On the morning of 4 August 1944, a car arrived at 263 Prinsengracht, the address of the Secret Annexe. German and Dutch police arrested the eight people who were hiding in the Annexe. Somebody must have told the authorities that they were hiding there. They also arrested two of their helpers, Mr Kugler and Mr Kleiman. Miep and Bep were not arrested. The police took all the money and anything valuable that they could find in the Annexe. Miep later found Anne’s diary in the building and kept it safely until after the war.

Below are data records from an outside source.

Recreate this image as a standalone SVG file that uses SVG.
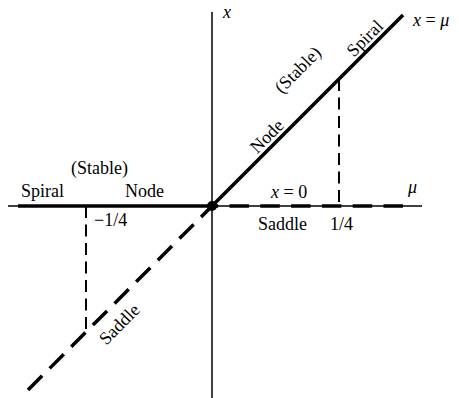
<svg xmlns="http://www.w3.org/2000/svg" width="459" height="398" viewBox="0 0 459 398">
<style>
.axis{stroke:#000;stroke-width:1.5;fill:none}
.thick{stroke:#000;stroke-width:3.5;fill:none}
.thickdash{stroke:#000;stroke-width:3.5;fill:none;stroke-dasharray:20 10.6}
.hdash{stroke:#000;stroke-width:3.5;fill:none;stroke-dasharray:19.5 11.3}
.vdash{stroke:#000;stroke-width:2;fill:none;stroke-dasharray:12 6.5}
text{font-family:"Liberation Serif","Times New Roman",serif;font-size:18px;fill:#000}
.it{font-style:italic}
</style>
<rect width="459" height="398" fill="#fff"/>
<g id="axes">
<line class="axis" x1="212" y1="12" x2="212" y2="398"/>
<line class="axis" x1="8" y1="206" x2="422" y2="206"/>
</g>
<g id="connectors">
<line class="thick" x1="18" y1="206" x2="212" y2="206"/>
<line class="thick" x1="212" y1="206" x2="403" y2="15"/>
<line class="thickdash" x1="28" y1="390" x2="212" y2="206"/>
<line class="hdash" x1="403" y1="206" x2="212" y2="206"/>
<line class="vdash" x1="339" y1="79" x2="339" y2="206"/>
<line class="vdash" x1="86" y1="206" x2="86" y2="332"/>
</g>
<g id="origin">
<circle cx="212" cy="206" r="5" fill="#000"/>
</g>
<g id="labels">
<text class="it" x="223" y="18">x</text>
<text x="413" y="26"><tspan class="it">x</tspan> = <tspan class="it">μ</tspan></text>
<text x="408" y="193" class="it">μ</text>
<text x="271" y="198"><tspan class="it">x</tspan> = 0</text>
<text x="71" y="174">(Stable)</text>
<text x="21" y="197">Spiral</text>
<text x="125" y="197">Node</text>
<text x="94" y="226">−1/4</text>
<text x="258" y="230">Saddle</text>
<text x="330" y="230">1/4</text>
<text transform="translate(271,140.5) rotate(-45)" text-anchor="middle">Node</text>
<text transform="translate(302,74) rotate(-45)" text-anchor="middle">(Stable)</text>
<text transform="translate(369,42.5) rotate(-45)" text-anchor="middle">Spiral</text>
<text transform="translate(123.5,328.5) rotate(-45)" text-anchor="middle">Saddle</text>
</g>
</svg>
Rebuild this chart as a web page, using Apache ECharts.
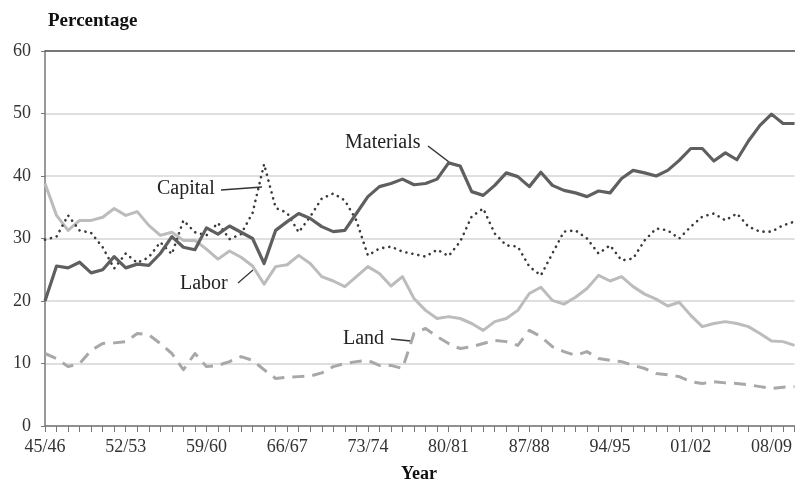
<!DOCTYPE html>
<html>
<head>
<meta charset="utf-8">
<script src="https://cdn.jsdelivr.net/npm/echarts@6/dist/echarts.min.js"></script>
<style>
html,body{margin:0;padding:0;background:#fff;}
#chart{width:795px;height:481px;}
</style>
</head>
<body>
<div id="chart"></div>
<script>
// Years 1945/46 .. 2010/11
const startYear = 1945;
const nYears = 66;
const categories = [];
for (let i = 0; i < nYears; i++) {
  const a = (startYear + i) % 100, b = (startYear + i + 1) % 100;
  categories.push(String(a).padStart(2, '0') + '/' + String(b).padStart(2, '0'));
}

const materials = [20.0,25.6,25.3,26.2,24.5,25.0,27.1,25.3,25.9,25.7,27.6,30.3,28.6,28.2,31.7,30.7,32.0,31.0,30.0,26.0,
  31.3,32.7,34.0,33.2,31.9,31.1,31.3,34.0,36.7,38.3,38.8,39.5,38.6,38.8,39.5,42.1,41.6,37.5,36.9,38.5,
  40.5,39.9,38.3,40.6,38.5,37.7,37.3,36.7,37.6,37.3,39.6,40.9,40.5,40.0,40.9,42.5,44.4,44.4,42.4,43.7,
  42.6,45.6,48.1,49.9,48.4,48.4];

const labor = [38.8,33.7,31.3,32.9,32.9,33.4,34.8,33.7,34.3,32.1,30.5,31.0,29.7,29.7,28.3,26.7,28.0,27.0,25.6,22.7,
  25.5,25.8,27.3,26.0,23.9,23.2,22.3,23.9,25.5,24.4,22.4,23.9,20.4,18.5,17.2,17.5,17.2,16.4,15.3,16.7,
  17.2,18.5,21.2,22.2,20.1,19.5,20.6,22.0,24.1,23.2,23.9,22.3,21.1,20.3,19.2,19.8,17.7,15.9,16.4,16.7,
  16.4,15.9,14.8,13.6,13.5,12.9];

const capital = [29.8,30.3,33.7,31.3,30.9,28.6,25.2,27.6,26.1,27.0,29.4,27.5,32.9,31.0,30.5,32.5,29.9,30.7,34.1,41.9,
  34.9,34.1,31.0,33.5,36.4,37.2,36.1,32.9,27.3,28.4,28.7,27.9,27.5,27.1,28.2,27.2,29.5,33.5,34.8,30.8,
  28.9,28.7,25.5,24.1,27.6,31.1,31.3,30.0,27.6,28.9,26.5,26.8,29.7,31.6,31.3,30.0,31.9,33.5,34.0,32.9,
  34.0,31.9,31.1,31.1,32.1,32.7];

const land = [11.6,10.8,9.5,10.0,12.1,13.2,13.3,13.5,14.8,14.6,13.2,11.6,9.0,11.6,9.5,9.7,10.3,11.1,10.5,9.0,
  7.6,7.8,7.9,8.0,8.5,9.5,10.0,10.3,10.5,9.7,9.7,9.2,14.8,15.6,14.3,13.2,12.4,12.7,13.2,13.7,
  13.5,12.9,15.3,14.3,12.7,11.9,11.3,11.9,10.8,10.5,10.3,9.7,9.2,8.4,8.2,7.9,7.1,6.8,7.1,6.9,
  6.8,6.6,6.3,6.0,6.2,6.3];

const yTicks = [0, 10, 20, 30, 40, 50, 60];

const serif = '"Liberation Serif", "DejaVu Serif", serif';
const chart = echarts.init(document.getElementById('chart'));

function lineItem(data, color, width, type, cap) {
  return {
    type: 'line', data: data, symbol: 'none', smooth: false, animation: false,
    lineStyle: { color: color, width: width, type: type, cap: cap || 'butt', join: 'round' },
    z: 3
  };
}

chart.setOption({
  backgroundColor: '#fff',
  animation: false,
  grid: { left: 45, right: 0, top: 51, bottom: 55 },
  xAxis: [{
    type: 'category', data: categories, boundaryGap: false,
    axisLine: { lineStyle: { color: '#777', width: 1.5 } },
    axisTick: { show: true, interval: 0, length: 6, lineStyle: { color: '#777' } },
    axisLabel: { interval: 6, color: '#333', fontFamily: serif, fontSize: 18, margin: 12 },
    splitLine: { show: false }
  }, {
    type: 'category', data: categories, boundaryGap: false, position: 'top',
    axisLine: { show: true, lineStyle: { color: '#555', width: 1.5 } },
    axisTick: { show: false }, axisLabel: { show: false }
  }],
  yAxis: {
    type: 'value', min: yTicks[0], max: yTicks[yTicks.length - 1], interval: 10,
    axisLine: { show: true, lineStyle: { color: '#777', width: 1.5 } },
    axisTick: { show: true, length: 4, lineStyle: { color: '#777' } },
    axisLabel: { color: '#333', fontFamily: serif, fontSize: 18, margin: 14 },
    splitLine: { lineStyle: { color: '#d4d4d4', width: 1.5 } }
  },
  series: [
    lineItem(land, '#a8a8a8', 3, [12, 8]),
    lineItem(labor, '#bcbcbc', 3, 'solid'),
    lineItem(capital, '#3a3a3a', 2.6, [0.1, 6], 'round'),
    lineItem(materials, '#5f5f5f', 3.2, 'solid')
  ],
  graphic: [
    { type: 'text', x: 48, y: 21, style: { text: 'Percentage', font: 'bold 19px ' + serif, fill: '#111', textVerticalAlign: 'middle' } },
    { type: 'text', x: 401, y: 474, style: { text: 'Year', font: 'bold 18px ' + serif, fill: '#111', textVerticalAlign: 'middle' } },
    { type: 'text', x: 345, y: 143, style: { text: 'Materials', font: '20px ' + serif, fill: '#222', textVerticalAlign: 'middle' } },
    { type: 'line', shape: { x1: 428, y1: 146, x2: 449, y2: 162 }, style: { stroke: '#333', lineWidth: 1.5 } },
    { type: 'text', x: 157, y: 189, style: { text: 'Capital', font: '20px ' + serif, fill: '#222', textVerticalAlign: 'middle' } },
    { type: 'line', shape: { x1: 221, y1: 190, x2: 262, y2: 187 }, style: { stroke: '#333', lineWidth: 1.5 } },
    { type: 'text', x: 180, y: 284, style: { text: 'Labor', font: '20px ' + serif, fill: '#222', textVerticalAlign: 'middle' } },
    { type: 'line', shape: { x1: 238, y1: 283, x2: 253, y2: 270 }, style: { stroke: '#333', lineWidth: 1.2 } },
    { type: 'text', x: 343, y: 339, style: { text: 'Land', font: '20px ' + serif, fill: '#222', textVerticalAlign: 'middle' } },
    { type: 'line', shape: { x1: 391, y1: 339, x2: 411, y2: 341 }, style: { stroke: '#333', lineWidth: 1.5 } }
  ]
});
</script>
</body>
</html>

The police took Kugler and Kleiman to a prison in Amsterdam. On 11 September 1944 they were sent to a concentration camp in Amersfoot, also in Holland. Because Kleiman was ill, he was allowed to go free on 18 September. He lived in Amsterdam until he died in 1959.

Kugler later escaped, and he went to live in Canada, where he died in 1989.

Bep’s real name was Elisabeth Voskujil Wijk, and she died in Amsterdam in 1983.

Miep Santrouschicz Gies is still living in Amsterdam, but her husband Jan died in 1993.

The eight people from the Annexe were first taken to a prison in Amsterdam. Then they were sent to Auschwitz, the concentration camp in Poland.

It seems that Mr van Daan died by gas at Auschwitz, and his wife was taken to several more concentration camps. She died in a concentration camp, though nobody knows exactly how. On 16 January 1945, Peter van Daan had to go on the terrible prisoners’ walk from Auschwitz to Mauthausen in Austria, where he died on 5 May 1945. He died only three days before the Allies got to the camp.

Albert Dussel died on 20 December 1944 in the Neuen Gamme concentration camp.

Edith Frank, Anne’s mother, died in the Auschwitz concentration camp on 6 January 1945, too tired and too hungry to live any longer.

Margot and Anne Frank were taken from Auschwitz to the Bergen-Belsen concentration camp near Hanover, in Germany. A terrible illness attacked the prisoners there. They both died in the winter of 1944-5. Anne must have died in late February or early March. All the bodies of the prisoners were thrown together. The British army arrived at the camp on 12 April 1945.

Otto Frank was the only one of the eight still alive. After Russian soldiers reached Auschwitz, he was finally taken back to Amsterdam. In 1953 he moved to Switzerland, married again, and lived there until his death in 1980. He spent the rest of his life trying to share the message of his daughter’s diary with the rest of the world.